Once again, Below some issues that make it an iffy proposition to try and prescribe in detail what a catalog should look like in a D.

> Details to document. Since the raison d'être for a relvar in a database is essentially nothing else but its relvar predicate, it seems only natural that a catalog should include this vital piece of information. Hardly any systems exist that actually do that, however. Most systems regard it as a piece of "documentation" that can equally well be kept outside the catalog.

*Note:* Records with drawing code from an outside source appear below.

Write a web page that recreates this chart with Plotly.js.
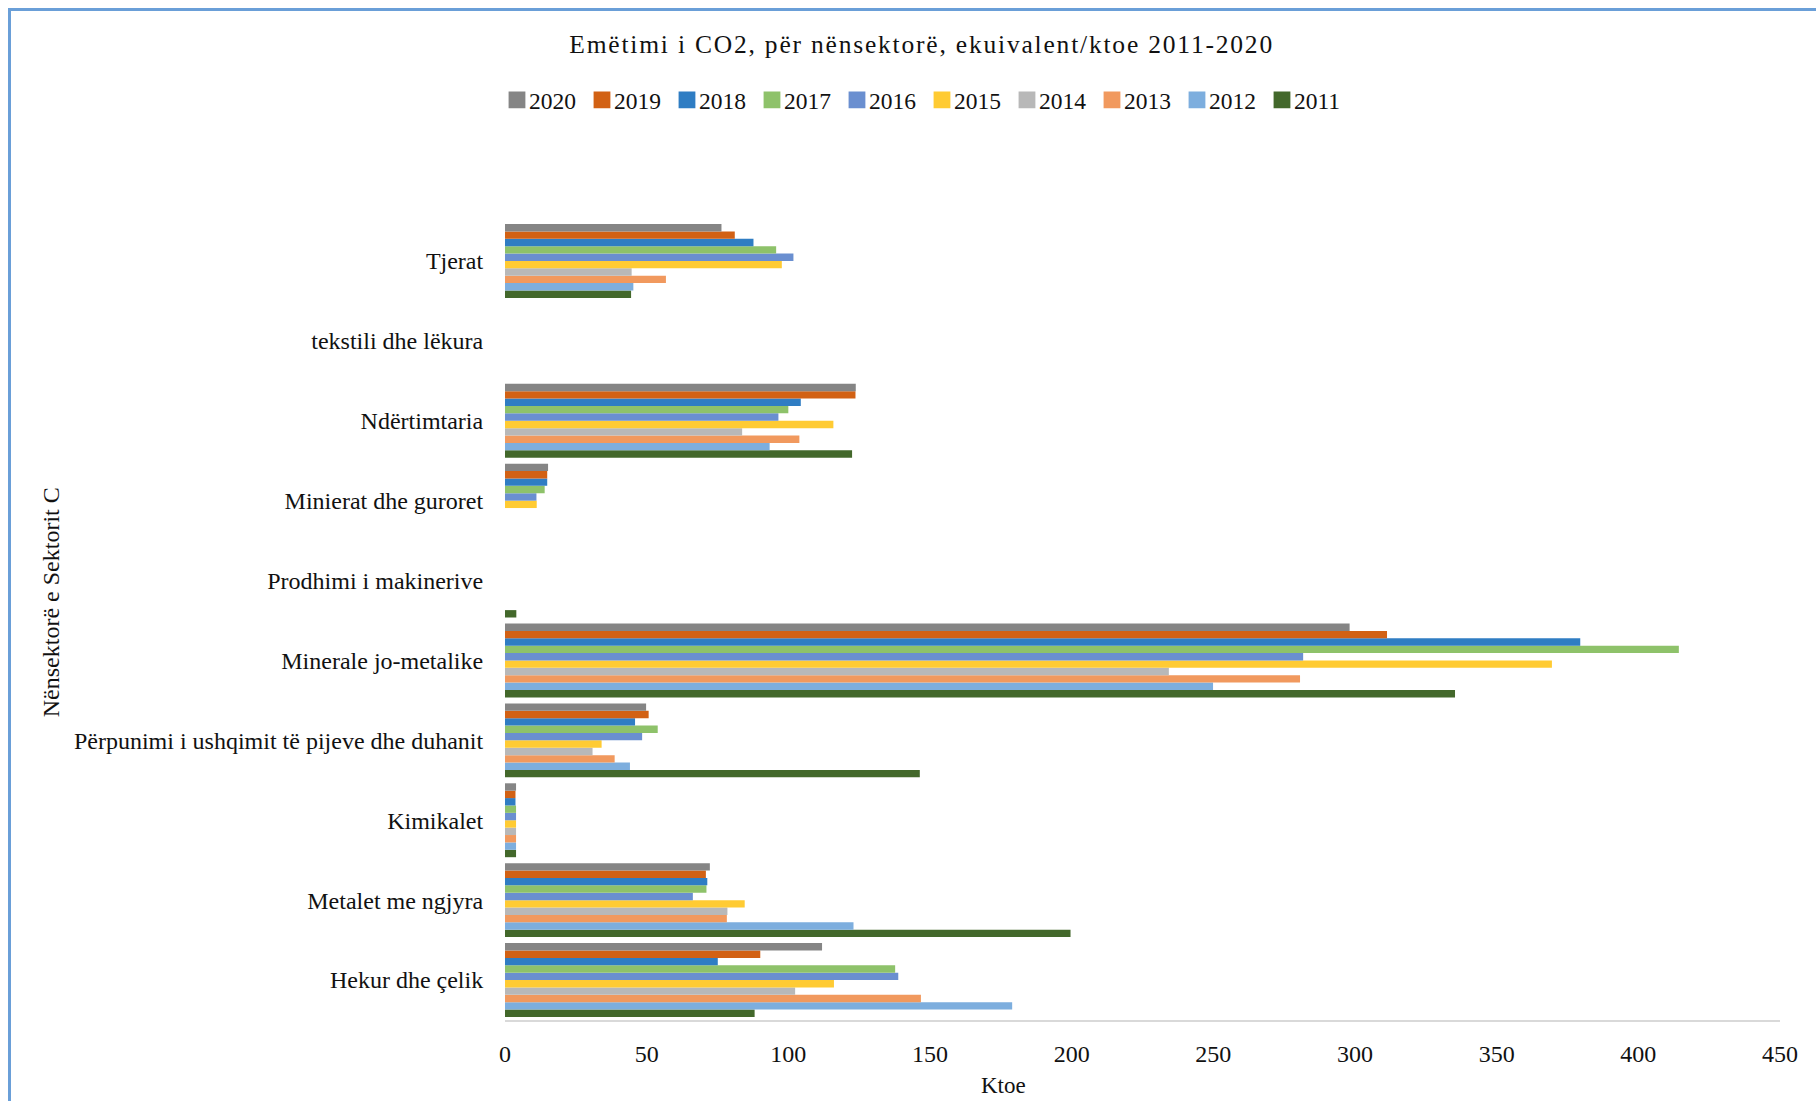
<!DOCTYPE html>
<html>
<head>
<meta charset="utf-8">
<script src="https://cdn.plot.ly/plotly-3.0.1.min.js"></script>
<style>
  html, body { margin: 0; padding: 0; background: #fff; }
  #wrap { position: relative; width: 1816px; height: 1101px; overflow: hidden; }
  #chart { position: absolute; left: 0; top: 0; width: 1816px; height: 1101px; }
  #frame { position: absolute; left: 8px; top: 8px; right: -10px; bottom: -10px;
           border-left: 3px solid #6A9FD8; border-top: 3px solid #6A9FD8; pointer-events: none; }
  .gtitle { letter-spacing: 1.8px; }
  .legend .legendpoints path { transform: translate(24px, 0px) scale(1.4); }
  .legend .legendtext { transform: translateX(-4px); }
</style>
</head>
<body>
<div id="wrap">
  <div id="chart"></div>
  <div id="frame"></div>
</div>
<script>
// Categories, bottom to top
const categories = [
  "Hekur dhe çelik",
  "Metalet me ngjyra",
  "Kimikalet",
  "Përpunimi i ushqimit të pijeve dhe duhanit",
  "Minerale jo-metalike",
  "Prodhimi i makinerive",
  "Minierat dhe guroret",
  "Ndërtimtaria",
  "tekstili dhe lëkura",
  "Tjerat"
];

// Values (Ktoe), same order as categories
const v2011 = [88.1, 199.6, 3.9, 146.4, 335.3, 4.0, null, 122.5, null, 44.5];
const v2012 = [179.0, 123.0, 3.9, 44.1, 249.9, null, null, 93.4, null, 45.3];
const v2013 = [146.8, 78.3, 3.9, 38.7, 280.6, null, null, 103.9, null, 56.8];
const v2014 = [102.4, 78.5, 3.9, 30.9, 234.3, null, null, 83.7, null, 44.7];
const v2015 = [116.1, 84.6, 3.9, 34.1, 369.5, null, 11.2, 115.9, null, 97.7];
const v2016 = [138.8, 66.3, 3.9, 48.4, 281.7, null, 11.1, 96.5, null, 101.8];
const v2017 = [137.7, 71.1, 3.9, 53.9, 414.3, null, 14.0, 100.0, null, 95.7];
const v2018 = [75.1, 71.4, 3.7, 45.9, 379.5, null, 14.9, 104.4, null, 87.7];
const v2019 = [90.1, 70.9, 3.7, 50.7, 311.3, null, 14.9, 123.7, null, 81.1];
const v2020 = [111.9, 72.3, 3.9, 49.8, 298.1, null, 15.2, 123.8, null, 76.4];

const years = ["2011","2012","2013","2014","2015","2016","2017","2018","2019","2020"];
const seriesValues = [v2011, v2012, v2013, v2014, v2015, v2016, v2017, v2018, v2019, v2020];
const colors = ["#43682B","#7DAEDE","#F1995E","#B8B8B8","#FFCB33","#6A8FD0","#8EC26A","#2F7DC3","#D26114","#858585"];

const xTicks = [0, 50, 100, 150, 200, 250, 300, 350, 400, 450];

const traces = years.map((yr, i) => ({
  type: "bar",
  orientation: "h",
  name: yr,
  y: categories,
  x: seriesValues[i],
  marker: { color: colors[i], line: { width: 0 } },
  hoverinfo: "x+y+name"
}));

const FONT = "Liberation Serif, Times New Roman, serif";

const layout = {
  width: 1816,
  height: 1101,
  paper_bgcolor: "#ffffff",
  plot_bgcolor: "#ffffff",
  font: { family: FONT, color: "#111111", size: 22 },
  margin: { l: 505, r: 36, t: 221, b: 81, autoexpand: false },
  barmode: "group",
  bargap: 0.075,
  bargroupgap: 0,
  title: {
    text: "Emëtimi i CO2, për nënsektorë, ekuivalent/ktoe 2011-2020",
    font: { family: FONT, size: 25.5, color: "#111111" },
    x: 0.5075, xref: "container", xanchor: "center",
    y: 0.96, yref: "container", yanchor: "middle"
  },
  showlegend: true,
  legend: {
    orientation: "h",
    traceorder: "reversed",
    xref: "container", x: 0.5055, xanchor: "center",
    yref: "container", y: 0.909, yanchor: "middle",
    font: { family: FONT, size: 23.5, color: "#111111" },
    itemwidth: 30,
    entrywidth: 40,
    entrywidthmode: "pixels",
    bgcolor: "rgba(0,0,0,0)"
  },
  xaxis: {
    range: [0, 450],
    tickvals: xTicks,
    ticktext: xTicks.map(String),
    showgrid: false,
    zeroline: false,
    showline: true,
    linecolor: "#D9D9D9",
    linewidth: 1.5,
    ticks: "outside",
    ticklen: 11,
    tickcolor: "rgba(0,0,0,0)",
    tickfont: { family: FONT, size: 24, color: "#111111" },
    automargin: false,
    fixedrange: true
  },
  yaxis: {
    type: "category",
    categoryorder: "array",
    categoryarray: categories,
    range: [-0.5, 9.5],
    showgrid: false,
    zeroline: false,
    showline: false,
    ticks: "outside",
    ticklen: 16,
    tickcolor: "rgba(0,0,0,0)",
    tickfont: { family: FONT, size: 24, color: "#111111" },
    automargin: false,
    fixedrange: true
  },
  annotations: [
    {
      text: "Ktoe",
      xref: "paper", yref: "paper",
      x: 0.3906, y: -0.0814,
      xanchor: "center", yanchor: "middle",
      showarrow: false,
      font: { family: FONT, size: 23, color: "#111111" }
    },
    {
      text: "Nënsektorë e Sektorit C",
      xref: "paper", yref: "paper",
      x: -0.356, y: 0.523,
      xanchor: "center", yanchor: "middle",
      textangle: -90,
      showarrow: false,
      font: { family: FONT, size: 24, color: "#111111" }
    }
  ]
};

Plotly.newPlot("chart", traces, layout, { displayModeBar: false, staticPlot: false });
</script>
</body>
</html>
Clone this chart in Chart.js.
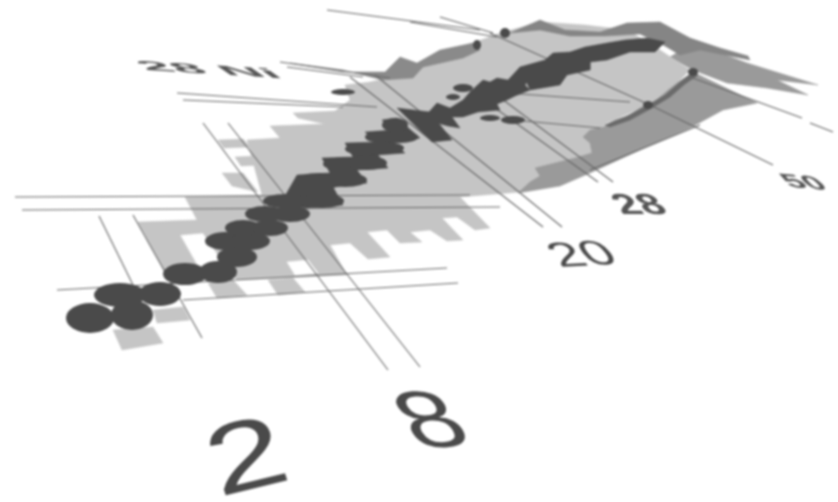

> To enforce or not to enforce certain design practices. The practice of maintaining "data dictionaries" may be less widespread that it once used to be, but it has not entirely lost its flock of followers. Typically, data dictionaries encourage the practice of using the same name for the same business element. Typically, the practice will also encourage using same data type for same business element. In a catalog describing database relvars, it is fairly self-evident that a relation schema (relvarname attrname typename) will exist, somewhere somehow. Said data dictionary practice ends up as being the question of whether the FD ATTRNAME->TYPENAME applies to this schema or not (and as being the question whether normalization should then split this schema in two. The practice will have its adepts as well as its opponents, with not much of any objective material available for cutting the issue once and for all.

> Categorisation of constraints. People like to compartmentalize, and database designers are rarely any different. Looking at a given database design, lots of constraints will apply to this design, and one trick in the bag for keeping this bunch of constraints "manageable" is to divide them into "classes". Single-relvar constraints are often distinguished from multi-relvar constraints, for example. For reasons of familiarity, the special class of "foreign key" constraints might be isolated from all the other multi-relvar constraints as a class in its own right. Some systems have a distinct class of "single-tuple constraints". The benefits of this or that particular classification of constraints, are largely in the eye of the beholder. Any prescription in this area would amount mostly to the prescriber forcing his private views/preferences/biases on the others.

Details of the security system

> Identity of the users who are allowed to access the system

> Details of the authentication procedures and credentials per user

> Details of who is allowed to do what on/to the database

Administrative data

> Statistics about data volumes and distribution of values used in the database

Details of the physical design of the database

> Storage volumes, locations of physical files, ...

> Inventory of data record types and indexes recorded in those files

> If storage is relegated to an underlying SQL system, connection details of that SQL engine

(Ab)Using the catalog

The mere fact of having information about physical implementation details recorded in the catalog, combined with the catalog having to be available for querying, by definition opens a backdoor to break said separation. It means that user programs, almost by definition, always have a means at their disposal to "introspect" into the physical details of the system they're working with. Maintaining the logical/physical separation is also a matter of the user not using the catalog for such purposes.

Updating the catalog

It is common for database systems to make the DBA use a separate language for the purpose of creating and maintaining the structure of databases. In such a scenario, "updating the catalog" is not an action performed directly by the DBA, but is in a sense merely a byproduct of the DBA using this DDL language. Not all systems work this way though, and it turns out to be perfectly possible to expose the catalog directly as an updateable database (updateable just like any other "regular" user database, that is).